Well, it all makes sense, you say to yourself.  The sharp loneliness, the subtle ostracism that led to depression that led to a disruption of circadian rhythms ('MacBeth doth murder sleep'--Shakespeare knew the night and depression), the odd inability to join in with the normal professions, the choice of an odd one, chosen as if to insure the falling away of normal possibility.  It makes sense that the cleric intellectual these days is your server, who still must play the economic game while her real projects are relegated to the side.

It has come to pass that we generally regard with contempt and disdain those who are not playing along with the great treason and with all its economic raisons d'ĂȘtre. "What, can't you do anything productive?  Can't you join in with the great nationalistic effort to demonstrate might?  You, with the fine education..."  One is naturally excluded for not being card-carrying member of the self-congratulatory age, an age that has led us down the road.

So it happens that when you are most down, most out of heart, most in the state of bottoming out, you come to the realization of the deeper matter.  You would not be as open to it if you were busy with the taste of the rewards of the current system.  And no wonder that the trenches of WWI were one place of clarity in noticing the great treason that led us all to such.

And it is not the fault of anyone in particular, nor can you now find anyone particularly blamable; it is not the fault of a particular professor, because the roots of the treason are so deep their rootedness is obscure to us, and so touching upon everything.  We still blame people, or say "the German people," when the attitude of humanity in society had changed significantly before through gradual steps, courtesy of public intellectuals like Nietzsche and the gang, who have indeed a long and vigorous trail of ancestors operating today, turn on Fox.  Societies have become so immersed in the colonizing habit, we can no longer hold back except by some strange, massive, deep, and yet unknown effort or possibility, to grab what we can out of otherness.  And, as in Afghanistan and before in Iran, other people basically just want to be left alone to do their own thing.

The only refuge is the poet.  Or sometimes a leader like Abraham Lincoln who nudged those who would listen back to a more abstract ideal.

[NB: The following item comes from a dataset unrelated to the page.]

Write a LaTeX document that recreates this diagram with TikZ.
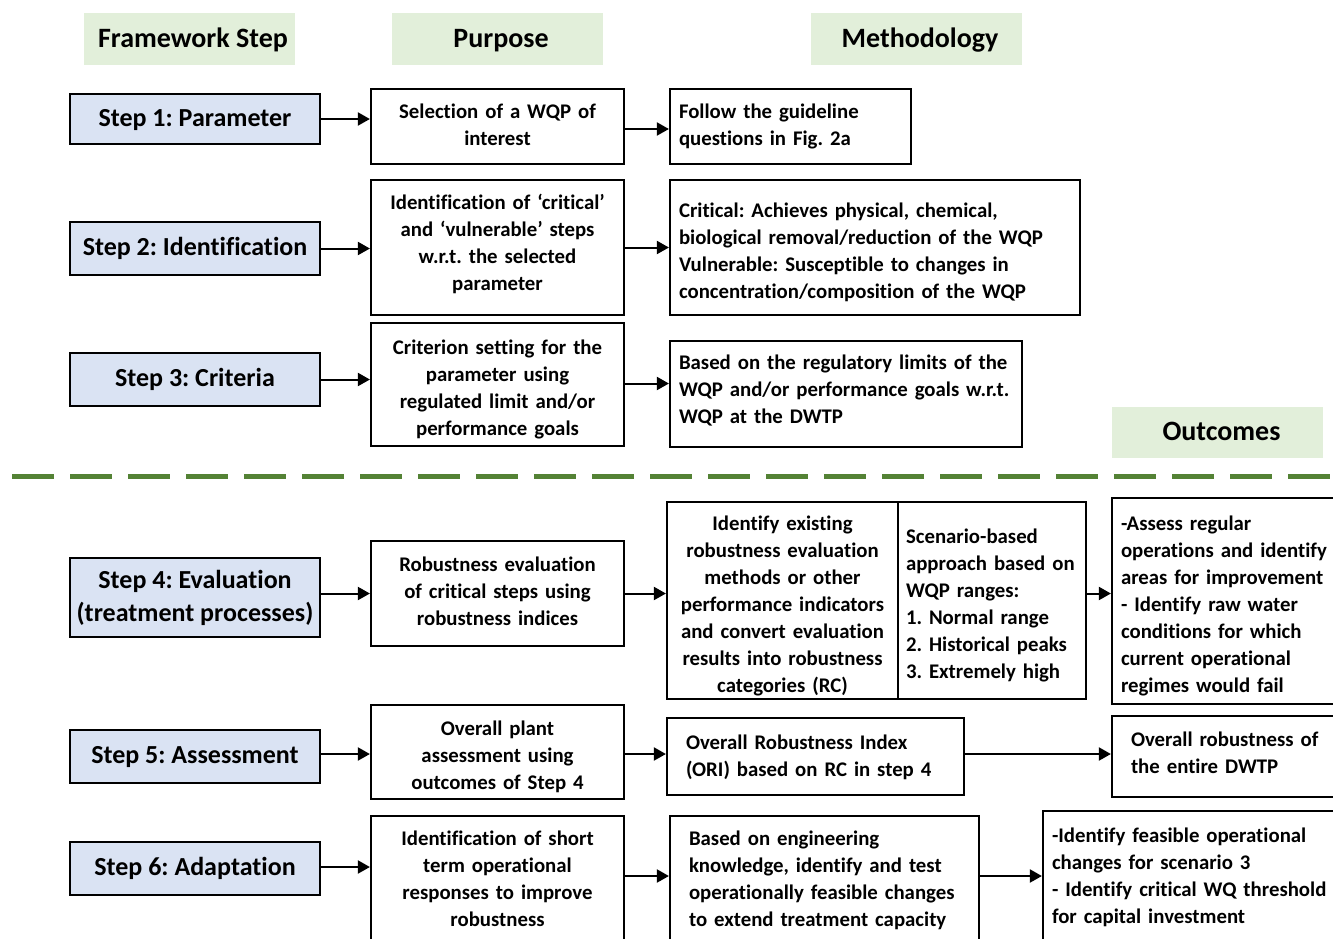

Like wine, poetry, Emily Dickinson's say, is eternal, at least in some cases, not speaking directly of the historical present, but of the deeper roots.  Even Hemingway looks toward the deeper eternal.  Van Gogh as well, though it did not serve him particularly well to argue on behalf of the human spirit in the form of art, any more than it had when he was attempting a more directly spiritual service in the Borinage.

So, what can you do, besides throw your hands up?  Well, I suppose it is still worth the try.  It is still worth the effort to be one of those uncorrupted intellectual teacher types quietly going about fostering the belief in humanity's and the individual's potential to be what we call 'spiritual,' or decent, or constructive.

The Weather Channel guy, like every other weatherman on television, speaks of a vast tornado system approaching, of a coming severe heatwave in the South, but where and when, he will tell you after the commercial break.  I might feel obliged to watch the commercial if he had told us where the tornado was to be, or when exactly the heatwave, but instead, I turn the TV off, and I think it's for the best actually.  I would read things if they weren't immediately upon inception so tailored to the commercial market.

Take any problem today of any shape and size, and within, at the core you will find a treason of the intellectual.  And the only thing effective to treating all the vast ills around us, is for us not to commit treason, treason on behalf of dubious materialism.

The human critter can't be all bad, it occurs to me, if he can still get up and sit down and write something of his thoughts out.  That is a good sign.  Hemingway who knew the daily battle to write had a line for it, from The Old Man and the Sea: "But man is not made for defeat. A man can be destroyed but not defeated."

I wonder, as I go for a slow walk in Rock Creek Park down and under the Massachusetts Avenue bridge and up behind Montrose Park, to get enough sun on me to combat the late night adrenaline, what would the last few remaining public intellectuals substantially free from the basic treason look like?  Where would they be found?  On television, agreeing with David Gregory?  (Probably not.)  At this point, you'd probably have to go looking for them, as a bird watcher might, discovering one holed up in a tree, or out sleeping on a branch above the creek or down along the bank, out in nature, in other words.  They might be something like we have the picture of Jesus Christ as, mainly passive (though certainly scrappy when he felt it necessary.)  And yet we know ourselves what happens when you adopt a life of passive habits, a blend of horror to chagrin, shoulders stooped under 'truth and wisdom' of handy expressions like 'nice guys finish last,' or 'snooze, you lose,' stuff we seemingly have to buy into these days for an efficacious life.  This is why we are kind to kind people, of those who can conduct themselves with at least a semblance of the social contract and basic decency, as their kindness bears the lamp of the intellectual life fostered by civilization.  (Lincoln was an empathic sort of guy, that side of him shining at Gettysburg.)  They bear a vestige of what we may be significantly in the process of losing, a basic overall sense of things, good and bad, right and wrong, before we get defrayed into small arguments of a thousand cuts.

Perhaps the popular fascination with Dan Brown's The DaVinci Code indicates a readiness to at least imagine that original non-treasonous cleric Jesus as operating in the world as far as his influence.